WHAT TO WORK ON: Your answer should be a single number: the count of lines that include the word "chart".

________________

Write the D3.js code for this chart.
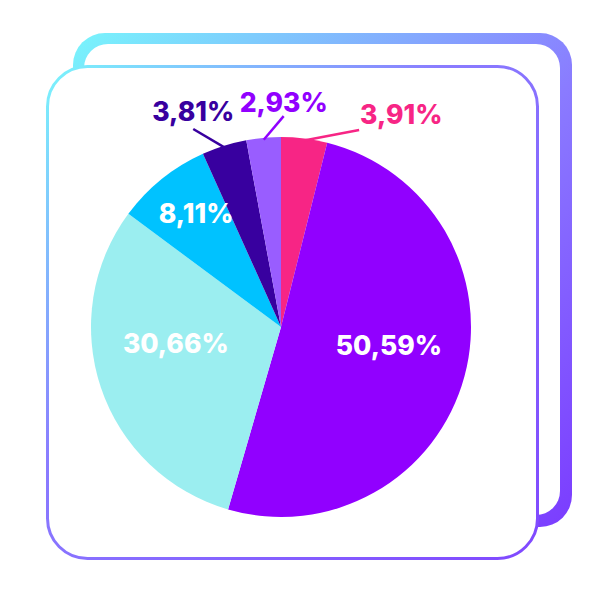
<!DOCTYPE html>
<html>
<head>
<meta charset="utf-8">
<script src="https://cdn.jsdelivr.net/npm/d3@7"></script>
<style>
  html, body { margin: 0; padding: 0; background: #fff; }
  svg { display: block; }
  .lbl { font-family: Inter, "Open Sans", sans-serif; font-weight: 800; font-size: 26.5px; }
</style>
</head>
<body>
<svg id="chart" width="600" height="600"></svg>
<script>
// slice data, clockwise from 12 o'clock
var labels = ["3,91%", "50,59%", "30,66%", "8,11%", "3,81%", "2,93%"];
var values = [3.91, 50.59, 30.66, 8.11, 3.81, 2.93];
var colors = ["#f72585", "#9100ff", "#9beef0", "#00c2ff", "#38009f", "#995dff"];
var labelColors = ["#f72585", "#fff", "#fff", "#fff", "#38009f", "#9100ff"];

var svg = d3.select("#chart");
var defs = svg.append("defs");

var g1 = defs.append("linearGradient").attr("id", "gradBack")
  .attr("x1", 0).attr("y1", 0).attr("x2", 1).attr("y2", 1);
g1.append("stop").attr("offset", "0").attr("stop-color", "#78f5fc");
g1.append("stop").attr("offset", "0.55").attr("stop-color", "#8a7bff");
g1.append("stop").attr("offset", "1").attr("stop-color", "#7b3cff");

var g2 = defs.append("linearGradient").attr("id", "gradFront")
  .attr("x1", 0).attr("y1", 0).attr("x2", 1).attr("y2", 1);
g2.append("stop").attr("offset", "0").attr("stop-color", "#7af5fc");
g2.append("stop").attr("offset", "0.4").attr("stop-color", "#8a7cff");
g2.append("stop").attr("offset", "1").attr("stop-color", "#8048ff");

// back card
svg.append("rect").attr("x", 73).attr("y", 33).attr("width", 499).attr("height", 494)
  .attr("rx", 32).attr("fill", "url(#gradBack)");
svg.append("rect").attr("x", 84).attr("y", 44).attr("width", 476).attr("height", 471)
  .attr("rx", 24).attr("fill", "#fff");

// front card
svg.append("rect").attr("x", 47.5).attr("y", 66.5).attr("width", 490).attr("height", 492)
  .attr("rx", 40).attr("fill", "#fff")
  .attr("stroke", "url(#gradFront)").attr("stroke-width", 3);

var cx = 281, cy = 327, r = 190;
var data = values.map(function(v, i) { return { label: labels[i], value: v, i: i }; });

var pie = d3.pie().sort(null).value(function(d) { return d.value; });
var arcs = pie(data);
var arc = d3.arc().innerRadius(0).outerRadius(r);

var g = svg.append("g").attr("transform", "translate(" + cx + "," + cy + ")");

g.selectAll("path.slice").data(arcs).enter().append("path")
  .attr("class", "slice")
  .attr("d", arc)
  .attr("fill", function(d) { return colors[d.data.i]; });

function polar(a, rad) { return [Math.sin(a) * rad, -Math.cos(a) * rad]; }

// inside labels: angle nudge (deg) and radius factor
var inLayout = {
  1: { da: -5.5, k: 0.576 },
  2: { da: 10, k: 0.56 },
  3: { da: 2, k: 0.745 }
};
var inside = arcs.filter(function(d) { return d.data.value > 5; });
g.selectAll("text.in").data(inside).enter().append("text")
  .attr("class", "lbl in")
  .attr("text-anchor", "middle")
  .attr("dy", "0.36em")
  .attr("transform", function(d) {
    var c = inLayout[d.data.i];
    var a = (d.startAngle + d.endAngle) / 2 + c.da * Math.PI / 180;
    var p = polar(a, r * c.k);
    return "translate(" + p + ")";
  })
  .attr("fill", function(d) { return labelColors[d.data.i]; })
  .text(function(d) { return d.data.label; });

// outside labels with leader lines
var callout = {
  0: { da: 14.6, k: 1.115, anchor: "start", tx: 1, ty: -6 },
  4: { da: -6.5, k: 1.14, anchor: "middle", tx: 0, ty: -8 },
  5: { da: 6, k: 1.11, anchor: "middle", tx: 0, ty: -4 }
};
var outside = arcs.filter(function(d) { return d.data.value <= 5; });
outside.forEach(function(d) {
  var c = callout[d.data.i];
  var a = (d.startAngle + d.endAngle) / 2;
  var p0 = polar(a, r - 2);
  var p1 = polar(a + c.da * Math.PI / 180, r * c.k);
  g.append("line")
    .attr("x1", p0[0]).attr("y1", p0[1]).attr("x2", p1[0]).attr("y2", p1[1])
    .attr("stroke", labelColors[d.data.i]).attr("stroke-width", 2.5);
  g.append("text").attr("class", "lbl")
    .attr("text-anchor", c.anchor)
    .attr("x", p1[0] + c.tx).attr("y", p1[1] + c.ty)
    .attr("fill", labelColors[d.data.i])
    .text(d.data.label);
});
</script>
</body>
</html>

________________

EXPECTED ANSWER: 3